On the broader points around the industrial revolution I'm following the outline in by Pomeranz in the same piece. Written after his "Great Divergence", he acknowledges that his original thesis, while describing the initial divergence, isn't enough to describe what happened after 1850, and potentially not sustained growth. For that, you need the second industrial revolution, which was much more applied science focused. His focus is still on a Europe/China comparison, it matters for the earlier invention of the steam engine when compared with Ptolemaic Egypt.
On the steam engine, there is a chapter in Woottonn that goes in detail. Needham and other's various Science and Civilization in China talks about it in the context of China, as well the parts on weaving.

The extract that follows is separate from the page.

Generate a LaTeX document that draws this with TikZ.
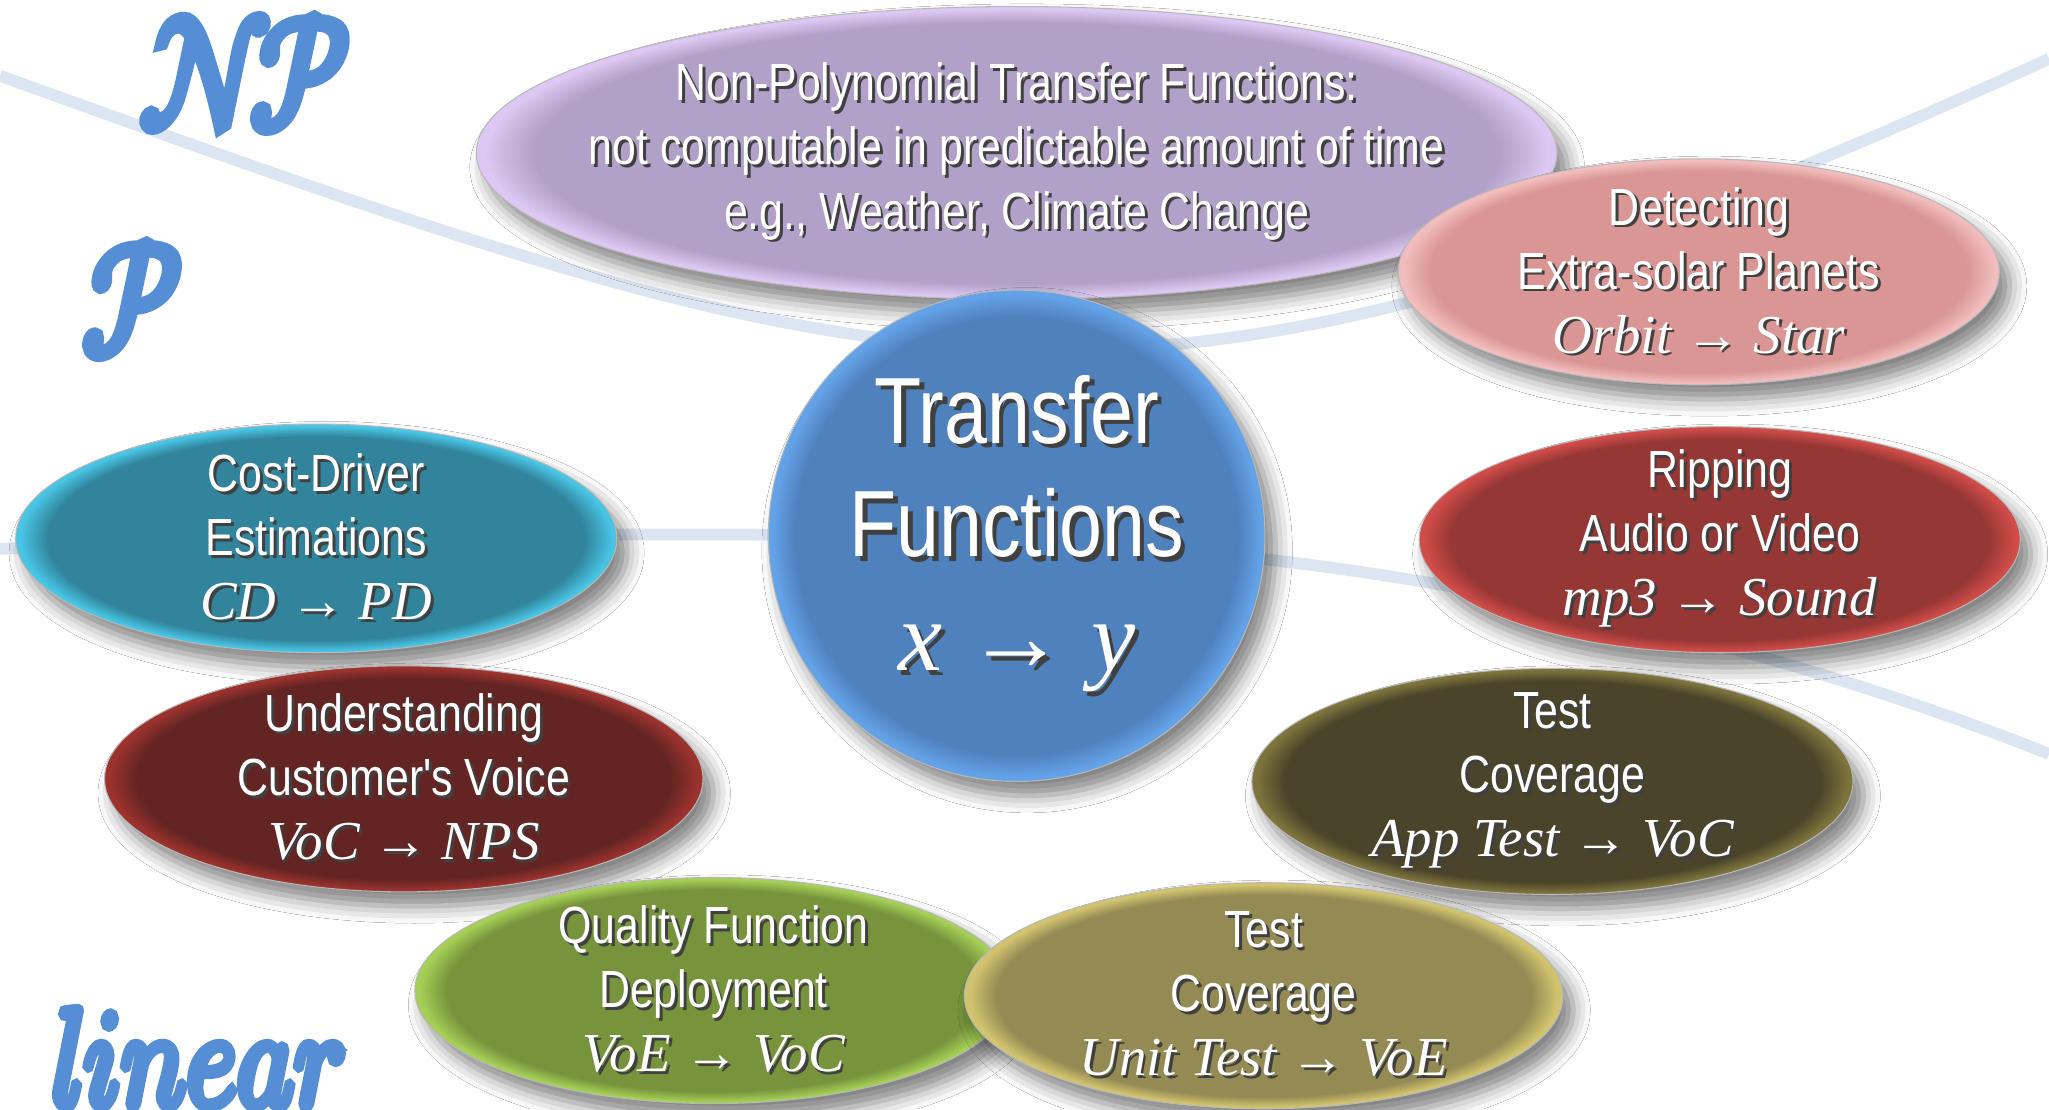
\documentclass[tikz,border=0pt]{standalone}
\usepackage{graphicx}
\usepackage{fontspec}
\usetikzlibrary{shapes.geometric,shadows.blur}

\newfontfamily\condfont{Liberation Sans}[FakeStretch=0.82]
\newfontfamily\mathfontfam{Liberation Serif}
\newfontfamily\brushfont{latinmodern-math.otf}[FakeBold=8]

% palette
\definecolor{bandcol}{HTML}{DCE6F2}
\definecolor{scriptblue}{HTML}{558ED5}
\definecolor{lavmain}{HTML}{B1A0C7}\definecolor{lavrim}{HTML}{DCC8F2}
\definecolor{pinkmain}{HTML}{D99694}\definecolor{pinkrim}{HTML}{F2BDBD}
\definecolor{bluemain}{HTML}{4F81BD}\definecolor{bluerim}{HTML}{64A2E8}
\definecolor{tealmain}{HTML}{31849B}\definecolor{tealrim}{HTML}{48C4E4}
\definecolor{redmain}{HTML}{953735}\definecolor{redrim}{HTML}{CF4C48}
\definecolor{maroonmain}{HTML}{632523}\definecolor{maroonrim}{HTML}{9C322E}
\definecolor{olivemain}{HTML}{4A452A}\definecolor{oliverim}{HTML}{7D733C}
\definecolor{greenmain}{HTML}{77933C}\definecolor{greenrim}{HTML}{A5CF56}
\definecolor{khakimain}{HTML}{948A54}\definecolor{khakirim}{HTML}{D2C46E}

% flat fill with a light rim just inside the outline
\colorlet{bubmain}{gray}
\colorlet{bubrim}{white}
\pgfdeclareradialshading[bubmain,bubrim]{bubble}{\pgfpointorigin}{%
  color(0bp)=(bubmain); color(22.3bp)=(bubmain); color(24.6bp)=(bubrim);
  color(25bp)=(bubrim); color(50bp)=(bubrim)}

% white text with a dark drop shadow
\newcommand\tsh[1]{\leavevmode\rlap{\kern2.2pt\raisebox{-2.2pt}{\color{black!75}#1}}#1}
\newcommand\tshbig[1]{\leavevmode\rlap{\kern3.5pt\raisebox{-3.5pt}{\color{black!75}#1}}#1}
\newcommand\mth[1]{{\mathfontfam\itshape\fontsize{42}{49}\selectfont #1}}

\begin{document}
\begin{tikzpicture}[x=1pt,y=-1pt,
  bub/.style n args={4}{ellipse, minimum width=#1, minimum height=#2, inner sep=0pt,
    /utils/exec={\colorlet{bubmain}{#3}\colorlet{bubrim}{#4}},
    shade, shading=bubble, draw=black!28, line width=0.8pt,
    blur shadow={shadow xshift=8pt, shadow yshift=-11pt,
                 shadow blur radius=13pt, shadow opacity=50}},
  txt/.style={text=white, align=center, inner sep=0pt,
    font=\condfont\fontsize{40}{49}\selectfont},
  bigtxt/.style={text=white, align=center, inner sep=0pt,
    font=\condfont\fontsize{72}{87}\selectfont},
  band/.style={draw=bandcol, line width=9pt},
  brush/.style={text=scriptblue, inner sep=0pt, font=\brushfont}]

\fill[white] (0,0) rectangle (1568,849);
\useasboundingbox (0,0) rectangle (1568,849);

% complexity boundaries
\coordinate (npL) at (0,58);
\coordinate (npR) at (1568,45);
\coordinate (linL) at (0,420);
\coordinate (linM) at (700,410);
\coordinate (linR) at (1568,577);
\draw[band] (npL) .. controls (705,312) and (863,367) .. (npR);
\draw[band] (linL) .. controls (300,408) and (500,408) .. (linM)
                   .. controls (1000,415) and (1300,470) .. (linR);

% class labels
\node[brush] (np) at (187,56) {\scalebox{10}[12]{𝒩\kern-1.6pt𝒫}};
\node[brush] (p) at (101,229) {\scalebox{10}[12]{𝒫}};
\node[brush, anchor=base] (lin) at (151,846) {\scalebox{8.3}[10.6]{𝑙𝑖𝑛𝑒𝑎𝑟}};

% bubbles
\node[bub={827pt}{224pt}{lavmain}{lavrim},
  label={[txt]center:{\tsh{Non-Polynomial Transfer Functions:}\\
    \tsh{not computable in predictable amount of time}\\
    \tsh{e.g., Weather, Climate Change}}}] (npf) at (778,117) {};

\node[bub={460pt}{173pt}{pinkmain}{pinkrim},
  label={[txt]center:{\tsh{Detecting}\\\tsh{Extra-solar Planets}\\
    \tsh{\mth{Orbit → Star}}}}] (exo) at (1300,208) {};

\node[bub={380pt}{376pt}{bluemain}{bluerim},
  label={[bigtxt]center:{\tshbig{Transfer}\\\tshbig{Functions}\\
    \tshbig{\mathfontfam\itshape\fontsize{76}{87}\selectfont x → y}}}] (tf) at (778,410) {};

\node[bub={460pt}{175pt}{tealmain}{tealrim},
  label={[txt]center:{\tsh{Cost-Driver}\\\tsh{Estimations}\\
    \tsh{\mth{CD → PD}}}}] (cd) at (242,412) {};

\node[bub={460pt}{173pt}{redmain}{redrim},
  label={[txt]center:{\tsh{Ripping}\\\tsh{Audio or Video}\\
    \tsh{\mth{mp3 → Sound}}}}] (rip) at (1316,413) {};

\node[bub={458pt}{173pt}{maroonmain}{maroonrim},
  label={[txt]center:{\tsh{Understanding}\\\tsh{Customer's Voice}\\
    \tsh{\mth{VoC → NPS}}}}] (voc) at (309,596) {};

\node[bub={460pt}{173pt}{olivemain}{oliverim},
  label={[txt]center:{\tsh{Test}\\\tsh{Coverage}\\
    \tsh{\mth{App Test → VoC}}}}] (app) at (1188,598) {};

\node[bub={457pt}{173pt}{greenmain}{greenrim},
  label={[txt]center:{\tsh{Quality Function}\\\tsh{Deployment}\\
    \tsh{\mth{VoE → VoC}}}}] (qfd) at (546,758) {};

\node[bub={458pt}{173pt}{khakimain}{khakirim},
  label={[txt]center:{\tsh{Test}\\\tsh{Coverage}\\
    \tsh{\mth{Unit Test → VoE}}}}] (unit) at (967,762) {};

\end{tikzpicture}
\end{document}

Needham and Pommeranz think that China had all the pieces for a practical steam engine, but the circumstances to build it were off for various reasons. The collapse of the Song and associated chaos, coal being in the wrong place, networks among the intelligentsia describing but not extending to artisans and craftsman, and so on. I agree with Eric Deng in "Why the Chinese Failed to Develop a Steam Engine" that their understanding of a vacuum was not developed enough for this to be super likely, but they weren't that far off and some of the other factors mattered a lot too.
Finally, there is a broader point here on growth. From Mokyr's "Progress, Useful Knowledge and the Origins of the Industrial Revolution", up to 1800ish Englands growth was Smithian: that is, one off improvements from sources such as increases in trade, colonial extraction, institutional improvements, and so on. What followed was Schumpeterian Growth, based off of relentless technological improvements. That China had weaving technology similar to Europe's at this time and didn't reach Schumpeterian Growth suggests that the initial improvements in weaving cotton are possibly also Smithian, and similar to what happened in the Song dynasty and after would have just been a one off boost, insufficient to lead to the development we've seen since 1800 or so.